By 2007, Holland had spent a year dreaming about his Phoenix aspirations. During a mission trip in Brunswick, Georgia, Holland felt the calling of the Lord to start planting the seeds of his new journey. He had been with his current church for 11 years but wanted to leave to fulfill his desire to reach the people who were broken. Originally, Holland wasn’t looking to start a church, but during the mission trip in Brunswick his heart was led to start the Phoenix Community of Atlanta. Holland’s friends Greg Sweatt and Jeff Bagwell joined to help realize his dream.
Coffee That Matters
“We had dreamed about being a marketplace church and doing something different,” Holland says. “We knew that coffee brought people together. I always say there are three commodities that bring people together in a social contract: beer, cigars, and coffee. So we started a coffee company with the idea that we were going to use coffee to bring people together.”

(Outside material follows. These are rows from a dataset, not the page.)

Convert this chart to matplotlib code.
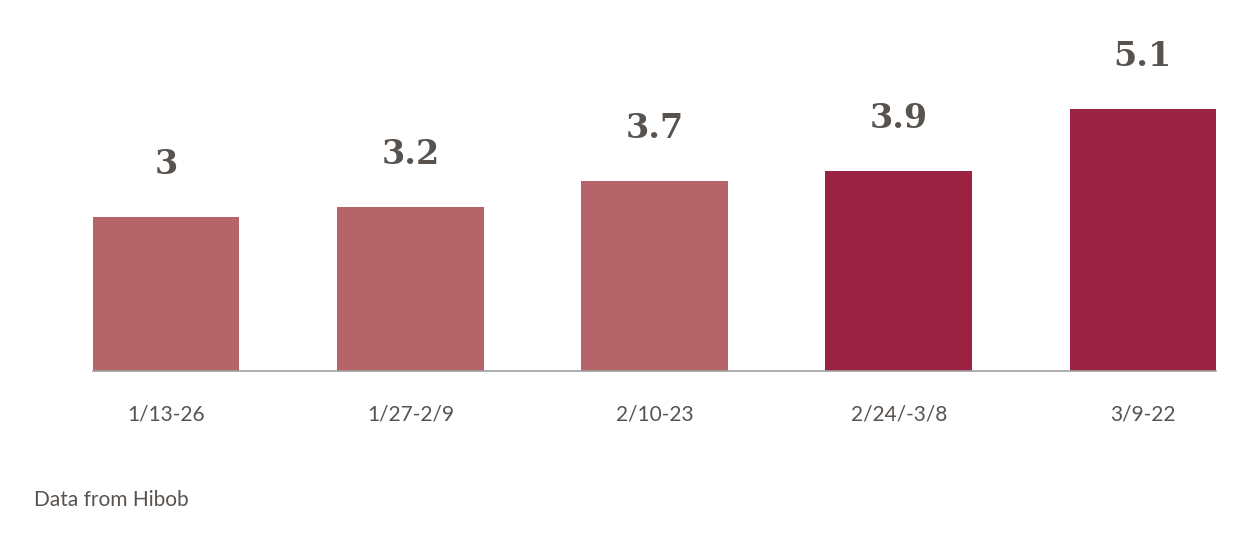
import matplotlib.pyplot as plt

periods = ['1/13-26', '1/27-2/9', '2/10-23', '2/24/-3/8', '3/9-22']
values = [3, 3.2, 3.7, 3.9, 5.1]
bar_colors = ['#b5646a', '#b5646a', '#b5646a', '#9c2243', '#9c2243']

fig = plt.figure(figsize=(12.5, 5.42), dpi=100)
ax = fig.add_axes([93 / 1250, 171 / 542, 1123 / 1250, 371 / 542])

x = range(len(values))
ax.bar(x, values, width=0.6, color=bar_colors)
ax.set_xlim(-0.3, len(values) - 0.7)
ax.set_ylim(0, 7.23)

# value labels above bars
for xi, v in zip(x, values):
    ax.annotate(f'{v:g}', (xi, v), xytext=(0, 38), textcoords='offset points',
                ha='center', va='center', fontsize=24, fontweight='bold',
                family='DejaVu Serif', color='#58534f')

for side in ['top', 'right', 'left']:
    ax.spines[side].set_visible(False)
ax.spines['bottom'].set_color('#a0a0a0')
ax.spines['bottom'].set_linewidth(1.2)
ax.set_yticks([])
ax.set_xticks(list(x))
ax.set_xticklabels(periods, fontsize=15, family='Lato', color='#58534f')
ax.tick_params(axis='x', length=0, pad=24)

fig.text(34 / 1250, 1 - 500 / 542, 'Data from Hibob', fontsize=15, family='Lato',
         color='#58534f', va='center', ha='left')

fig.savefig('out.png', dpi=100)
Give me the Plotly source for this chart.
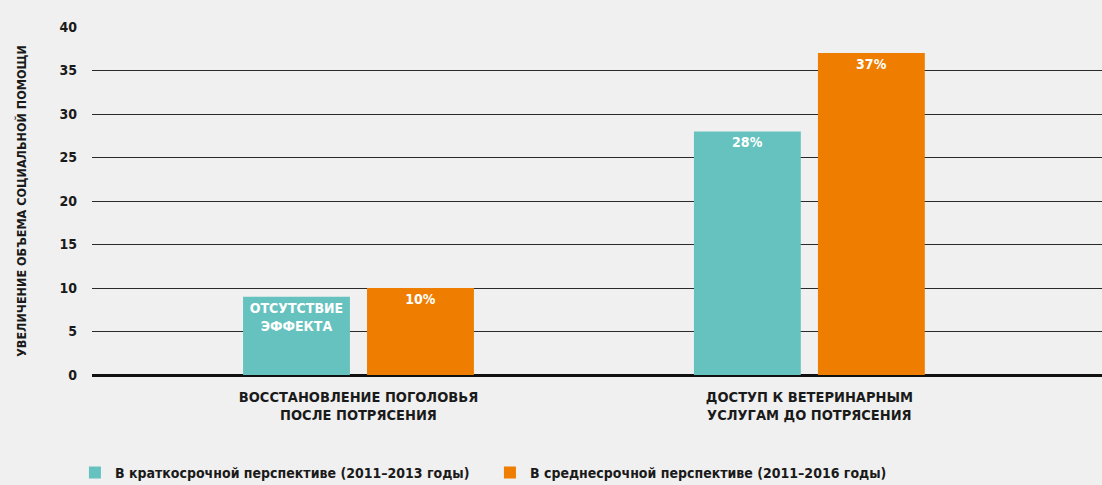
import plotly.graph_objects as go

categories = [
    "ВОССТАНОВЛЕНИЕ ПОГОЛОВЬЯ<br>ПОСЛЕ ПОТРЯСЕНИЯ",
    "ДОСТУП К ВЕТЕРИНАРНЫМ<br>УСЛУГАМ ДО ПОТРЯСЕНИЯ",
]
short_term = [9, 28]
short_term_labels = ["ОТСУТСТВИЕ<br>ЭФФЕКТА", "28%"]
medium_term = [10, 37]
medium_term_labels = ["10%", "37%"]
series_names = [
    "В краткосрочной перспективе (2011–2013 годы)",
    "В среднесрочной перспективе (2011–2016 годы)",
]
y_ticks = [0, 5, 10, 15, 20, 25, 30, 35, 40]

FONT = "DejaVu Sans Condensed"
TEAL = "#66c2be"
ORANGE = "#ef7d00"
BG = "#f0f0f0"

fig = go.Figure()
for vals, labels, name, color in [
    (short_term, short_term_labels, series_names[0], TEAL),
    (medium_term, medium_term_labels, series_names[1], ORANGE),
]:
    fig.add_trace(go.Bar(
        x=categories, y=vals, name=name, marker_color=color,
        marker_line_width=0,
        text=labels, textposition="inside", insidetextanchor="end",
        textangle=0,
        insidetextfont=dict(family=FONT, size=14, color="white", weight="bold"),
        hoverinfo="skip",
    ))

fig.update_layout(
    width=1102, height=485,
    margin=dict(l=92, r=0, t=27, b=110),
    paper_bgcolor=BG, plot_bgcolor=BG,
    barmode="group", bargap=0.45, bargroupgap=0.138,
    font=dict(family=FONT, color="#1a1a1a", size=13),
    showlegend=True,
    legend=dict(
        orientation="h",
        xref="container", x=0.068, xanchor="left",
        yref="container", y=0.058, yanchor="top",
        entrywidth=370,
        font=dict(family=FONT, size=14, color="#1a1a1a", weight="bold"),
        bgcolor="rgba(0,0,0,0)", itemclick=False, traceorder="normal",
    ),
    uniformtext=dict(minsize=12, mode="show"),
)
fig.update_xaxes(
    type="category", range=[-0.591, 1.649], automargin=False,
    showgrid=False, showline=False, ticks="",
    tickfont=dict(family=FONT, size=14.5, color="#1a1a1a", weight="bold"),
    ticklabelstandoff=11,
)
fig.update_yaxes(
    range=[0, 40], tickvals=y_ticks, showgrid=True, automargin=False,
    gridcolor="#2a2a2a", gridwidth=1,
    zeroline=True, zerolinecolor="#111111", zerolinewidth=2.5,
    showline=False, ticks="", ticklabelstandoff=14,
    tickfont=dict(family=FONT, size=14, color="#1a1a1a", weight="bold"),
    title=dict(text="УВЕЛИЧЕНИЕ ОБЪЕМА СОЦИАЛЬНОЙ ПОМОЩИ",
               font=dict(family=FONT, size=12.5, color="#1a1a1a", weight="bold"),
               standoff=30),
)

fig.write_html("out.html")
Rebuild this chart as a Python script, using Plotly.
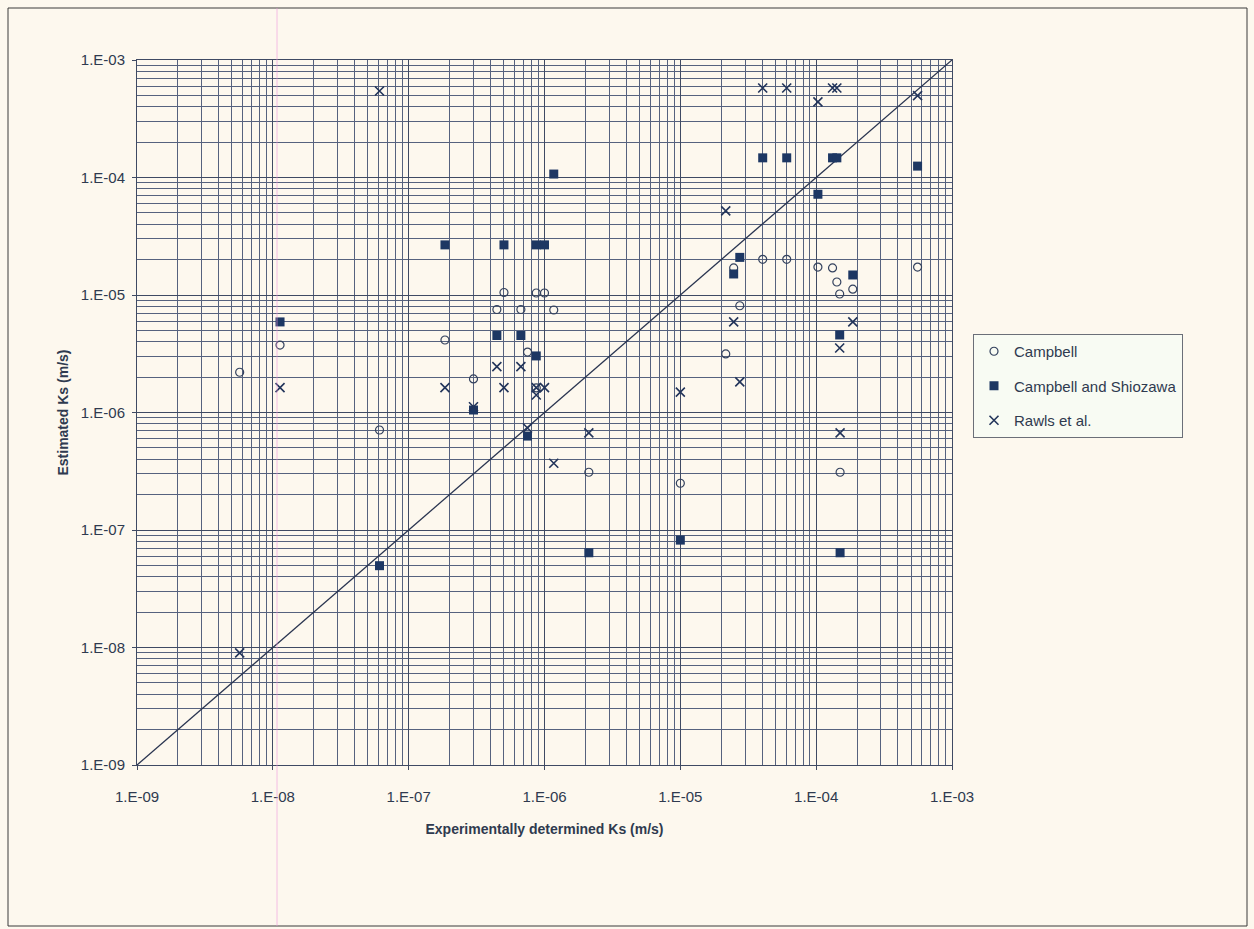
import plotly.graph_objects as go

# Experimentally determined Ks (m/s) for each soil
exp_ks = [5.7e-9, 1.13e-8, 6.1e-8, 1.85e-7, 3.0e-7, 4.46e-7, 5.03e-7, 6.7e-7, 7.5e-7,
          8.7e-7, 8.7e-7, 1.0e-6, 1.17e-6, 2.12e-6, 1.0e-5, 2.16e-5, 2.47e-5, 2.74e-5,
          4.04e-5, 6.07e-5, 1.03e-4, 1.32e-4, 1.42e-4, 1.49e-4, 1.5e-4, 1.86e-4, 5.58e-4]

campbell = [2.2e-6, 3.75e-6, 7.1e-7, 4.14e-6, 1.93e-6, 7.53e-6, 1.05e-5, 7.53e-6, 3.27e-6,
            1.04e-5, 1.62e-6, 1.04e-5, 7.45e-6, 3.1e-7, 2.5e-7, 3.15e-6, 1.70e-5, 8.1e-6,
            2.01e-5, 2.01e-5, 1.73e-5, 1.70e-5, 1.29e-5, 1.02e-5, 3.1e-7, 1.12e-5, 1.73e-5]

campbell_shiozawa = [None, 5.9e-6, 4.97e-8, 2.67e-5, 1.05e-6, 4.52e-6, 2.67e-5, 4.52e-6, 6.3e-7,
                     2.67e-5, 3.03e-6, 2.67e-5, 1.07e-4, 6.4e-8, 8.2e-8, None, 1.51e-5, 2.09e-5,
                     1.47e-4, 1.47e-4, 7.2e-5, 1.47e-4, 1.47e-4, 4.57e-6, 6.4e-8, 1.48e-5, 1.25e-4]

rawls = [9.0e-9, 1.63e-6, 5.45e-4, 1.63e-6, 1.12e-6, 2.46e-6, 1.63e-6, 2.46e-6, 7.38e-7,
         1.63e-6, 1.41e-6, 1.63e-6, 3.7e-7, 6.7e-7, 1.49e-6, 5.2e-5, 5.9e-6, 1.82e-6,
         5.78e-4, 5.78e-4, 4.4e-4, 5.78e-4, 5.78e-4, 3.54e-6, 6.7e-7, 5.9e-6, 4.97e-4]

line_ends = [1e-9, 1e-3]
decades = [-9, -8, -7, -6, -5, -4, -3]
tick_labels = ["1.E-09", "1.E-08", "1.E-07", "1.E-06", "1.E-05", "1.E-04", "1.E-03"]

major_vals = [10.0 ** e for e in decades]
minor_vals = [k * 10.0 ** e for e in decades[:-1] for k in range(2, 10)]

NAVY = "#1d3763"
GRID = "#56627e"
TXT = "#2f3a4f"
FONT = "Liberation Sans Narrow, Arial Narrow, Liberation Sans, Arial, sans-serif"

fig = go.Figure()

fig.add_trace(go.Scatter(
    x=line_ends, y=line_ends, mode="lines",
    line=dict(color="#2a3550", width=1.3), showlegend=False, hoverinfo="skip"))

fig.add_trace(go.Scatter(
    x=exp_ks, y=campbell, mode="markers", name="Campbell", legendgroup="a",
    marker=dict(symbol="circle-open", size=8, color="#34425e", line=dict(width=1.2))))

fig.add_trace(go.Scatter(
    x=exp_ks, y=campbell_shiozawa, mode="markers", name="Campbell and Shiozawa", legendgroup="b",
    marker=dict(symbol="square", size=9, color=NAVY)))

fig.add_trace(go.Scatter(
    x=exp_ks, y=rawls, mode="markers", name="Rawls et al.", legendgroup="c",
    marker=dict(symbol="x-thin-open", size=9, color="#22345a", line=dict(width=1.6))))

axis_common = dict(
    type="log", range=[-9, -3],
    tickmode="array", tickvals=major_vals, ticktext=tick_labels,
    showgrid=True, gridcolor="#3f4a63", gridwidth=1,
    minor=dict(tickmode="array", tickvals=minor_vals, showgrid=True,
               gridcolor=GRID, gridwidth=1, ticks=""),
    showline=True, linecolor="#3f4a63", linewidth=1, mirror=True,
    ticks="outside", ticklen=4, tickcolor="#3f4a63",
    tickfont=dict(family=FONT, size=15, color=TXT),
    zeroline=False,
)

fig.update_xaxes(**axis_common, ticklabelstandoff=14,
                 title=dict(text="<b>Experimentally determined Ks (m/s)</b>",
                            font=dict(family=FONT, size=14, color=TXT), standoff=20))
fig.update_yaxes(**axis_common, ticklabelstandoff=4,
                 title=dict(text="<b>Estimated Ks (m/s)</b>",
                            font=dict(family=FONT, size=14, color=TXT), standoff=8))

W, H = 1254, 929
L, R, T, B = 137, 302, 60, 164
pw, ph = W - L - R, H - T - B

def px_x(p):
    return (p - L) / pw

def px_y(p):
    return 1 - (p - T) / ph

shapes = [
    # outer chart frame
    dict(type="rect", xref="paper", yref="paper",
         x0=px_x(8), x1=px_x(1247), y0=px_y(926), y1=px_y(8),
         line=dict(color="#3a3a3a", width=1), layer="below"),
    # faint pink scan line
    dict(type="line", xref="paper", yref="paper",
         x0=px_x(277), x1=px_x(277), y0=px_y(926), y1=px_y(8),
         line=dict(color="rgba(240,150,220,0.6)", width=1), layer="above"),
]

fig.update_layout(
    width=W, height=H,
    margin=dict(l=L, r=R, t=T, b=B),
    paper_bgcolor="#fdf8ee", plot_bgcolor="#fdf8ee",
    shapes=shapes,
    legend=dict(
        x=px_x(973), y=px_y(334), xanchor="left", yanchor="top",
        bgcolor="#f8fbf3", bordercolor="#6b6f78", borderwidth=1,
        font=dict(family=FONT, size=15, color=TXT),
        itemwidth=30, tracegroupgap=12,
    ),
    showlegend=True,
)

fig.write_html("out.html")
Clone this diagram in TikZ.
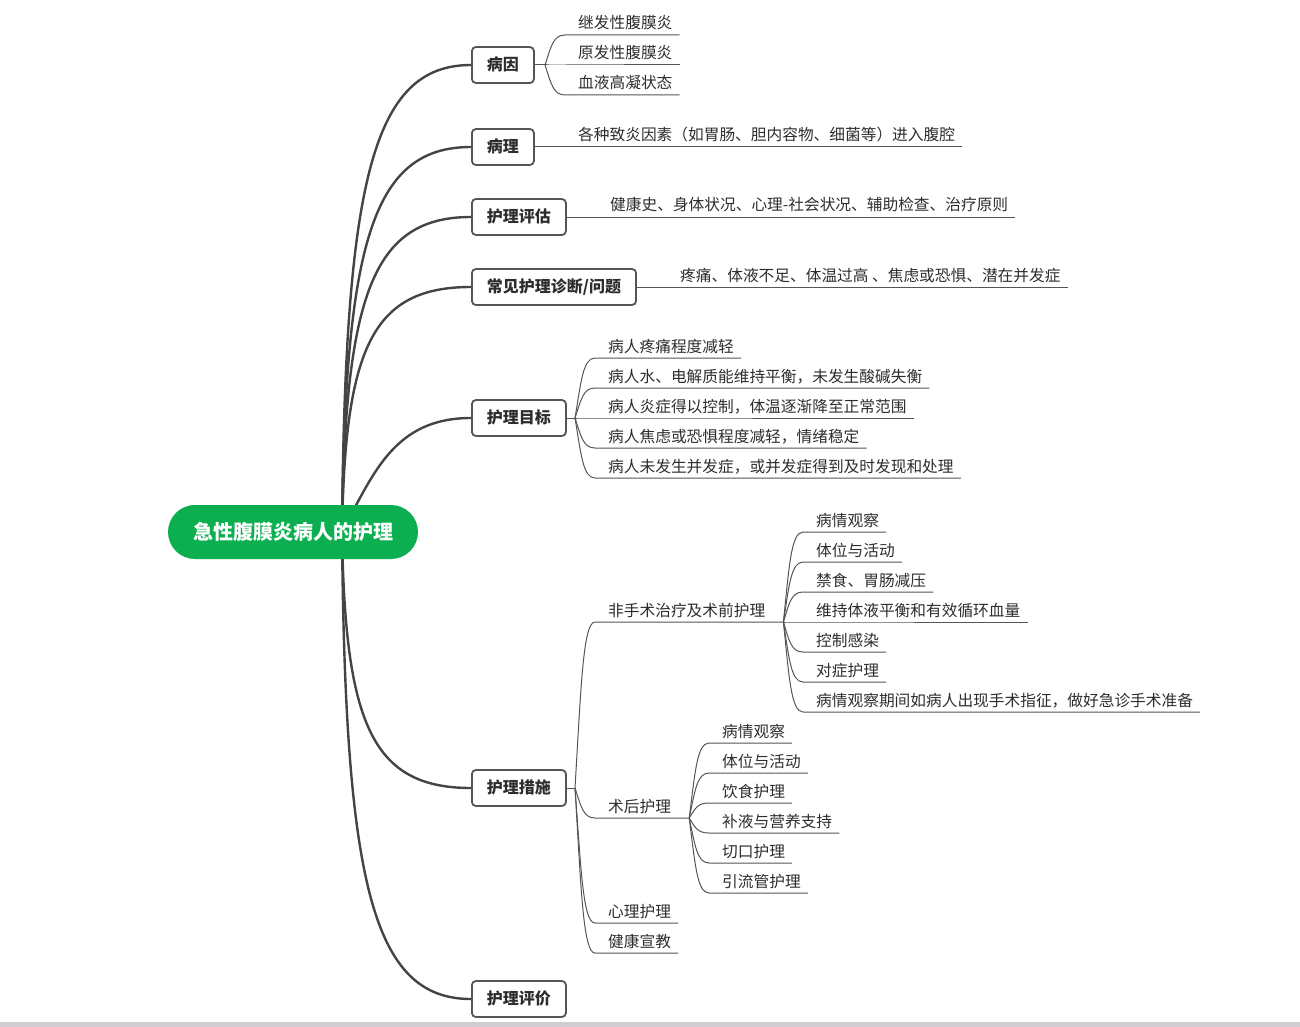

The team originally got permission from a coffee company to sell its coffee with the Phoenix name on it. But over time, they knew they would need to take matters into their own hands. Through a series of God-led events, the team was able to procure the correct equipment and location to begin roasting their own coffee.
Phoenix Roasters coffee is 100% Arabica coffee, grown and rated as specialty coffee and ranking among the top 1% of coffee in the world by the Specialty Coffee Association of America and the International Coffee Association. While most of their coffee is single origin, their blends take into consideration complementary flavors and tastes, avoiding blends of lower quality beans.
Through this coffee, Holland is able to fulfill his dream of positively impacting communities locally and globally. Locally, the Phoenix Community of Atlanta provides resources to domestic relief projects, including ending the commercial exploitation of children, ending homelessness, restoring abuse victims, supporting single mothers, and more. Phoenix Roasters allows Brian to truly do what he set out to do so many years ago: reach the brokenhearted.
“We just keep loving people and loving broken people,” Holland says. “And that’s really what we’re all about.”